Save the Children Indonesia telah mengerahkan tim ke sejumlah wilayah yang paling sulit dijangkau, termasuk Kabupaten Langkat, Aceh Tamiang, dan Nias Selatan. Laporan dari lapangan menyebutkan akses jalan masih banyak yang terputus, sejumlah desa masih terendam, dan beberapa wilayah terisolasi akibat longsor dan tingginya permukaan air.
“Satu-satunya cara agar kami bisa menembus Aceh Tamiang adalah melewati jalur laut. Butuh hampir lima jam menyeberang dari Besitang, Kabupaten Langkat, ke Aceh Tamiang. Pelabuhan sangat padat hari ini karena seluruh bantuan hanya dapat dikirim melalui jalur ini,” ujar Muhammad Hatma, Team Leader Respon Save the Children Indonesia.
Di sejumlah lokasi, warga sempat menunda evakuasi karena mengira banjir yang datang serupa dengan banjir musiman yang biasa terjadi setiap tahun. Namun air naik jauh lebih cepat dan lebih tinggi dibanding tahun-tahun sebelumnya. Banyak warga, termasuk anak-anak, terjebak di dalam rumah, tidak sempat menyelamatkan barang, dan terpaksa mengungsi dalam kondisi tanpa persiapan. Sebagian di antaranya bahkan masih belum berhasil dievakuasi.
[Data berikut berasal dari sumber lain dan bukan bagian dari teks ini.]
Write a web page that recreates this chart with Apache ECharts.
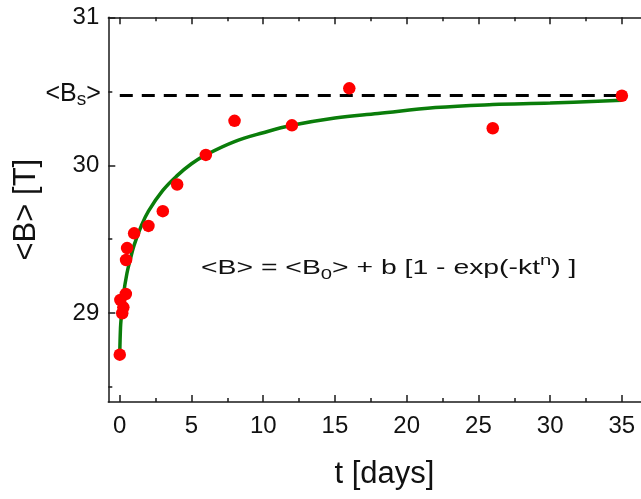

Untuk merespons kebutuhan mendesak, Save the Children mulai mendistribusikan 500 paket hunian sementara serta bahan makanan bagi keluarga terdampak, terutama di wilayah yang masih tergenang tinggi dan sulit dijangkau.
“Bantuan yang kami distribusikan diharapkan dapat membuat anak-anak bisa beristirahat lebih nyaman di pengungsian dan kebutuhan makanan mereka terpenuhi. Kami terus berupaya membuka jalur alternatif untuk menembus lokasi-lokasi yang sama sekali belum menerima bantuan, terutama daerah yang masih menyimpan banyak anak yang belum dievakuasi,” kata Fadli Usman, Direktur Humanitarian Save the Children Indonesia.
Situasi di lapangan disebut terus berubah cepat. Curah hujan tinggi, listrik yang belum sepenuhnya pulih, akses internet terbatas, serta ancaman longsor susulan membuat proses evakuasi dan distribusi bantuan menghadapi banyak kendala. Save the Children juga melanjutkan pendataan, asesmen kebutuhan, serta koordinasi dengan berbagai pemangku kepentingan—terutama di Kepulauan Nias Selatan—untuk memastikan bantuan dapat segera menjangkau anak-anak dan keluarga yang paling membutuhkan.